Pelanggaran terhadap pasal 76E UU No. 35/2014 diancam dengan pidana sebagaimana diatur dalam pasal 82 Perpu no. 1/2016 yang berbunyi:
1. Setiap orang yang melanggar ketentuan sebagaimana dimaksud dalam pasal 76E dipidana penjara paling sedikit 5 tahun paling lama 15 tahun.
2. Jika dilakukan oleh orang tua, wali, orang yang mempunyai hubungan keluarga, pengasuh anak, Pendidik, Tenaga kependidikan/aparat yang menangani perlindungan anak atau dilakukan atau dilakukan oleh lebih dari satu orang secara bersama-sama diancam ditambah 1/3 dari ancaman sebagaimana tersebut pada ayat 1 diatas.
4. Jika korban lebih dari satu dikenakan pidana tambahan diumumkan identitas pelaku.
6. Dapat dikenai tindakan rehabilitasi pemasangan pendeteksi alat elektronik.
7. Tindakan dimaksud (6) dikenakan bersamaan.
Pasal 76E UU No. 35 /2014 jo – Perpu no.1/2016 pasal 82 bukan delik aduan, tapi delik biasa.

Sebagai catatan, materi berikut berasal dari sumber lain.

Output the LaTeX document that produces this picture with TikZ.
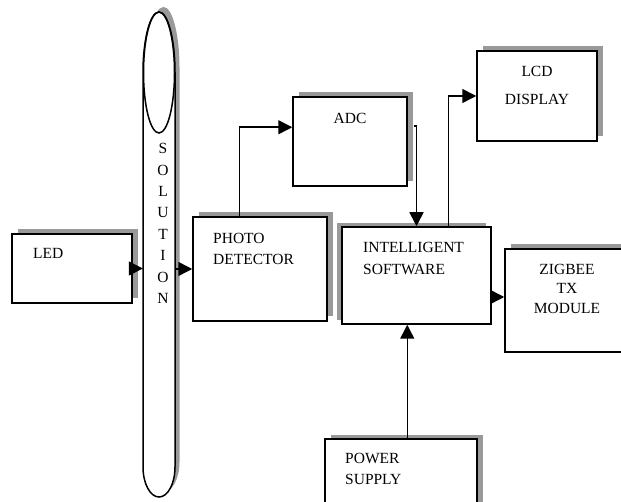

Delik Biasa : Perkara dapat diproses tanpa adanya persetujuan dari korban (yang dirugikan) walaupun damai atau dicabut tetap dapat diproses secara hukum.
Delik aduan : hanya dapat diproses kalau ada pengaduan
korban.
Dengan demikian, secara hukum antara keluarga korban dan pelaku sudah damai maka pelaku tetap dapat diproses secara hukum.
Adanya kasus tersebut, tim awak media juga melakukan konfirmasi dengan Ketua Komisi Perlindungan Anak Indonesia (KPAI) pusat, Arist Merdeka Sirait. Dalam paparannya, Arist menegaskan bahwa kasus pelecehan seksual sesama jenis / Sodomi terhadap anak bawah umur, pihak manapun tidak ada yang boleh mengusulkan adanya perdamaian.
“Tapi boleh-boleh saja pihak pelaku memohon maaf berdamai memberikan kompensasi pengobatan dan sebagainya, namun dengan adanya surat perdamaian bukan berarti bisa menghentikan hukumnya, karena kasus ini menyangkut Perlindungan Anak di bawah umur, hukum harus tetap berjalan,” tegasnya.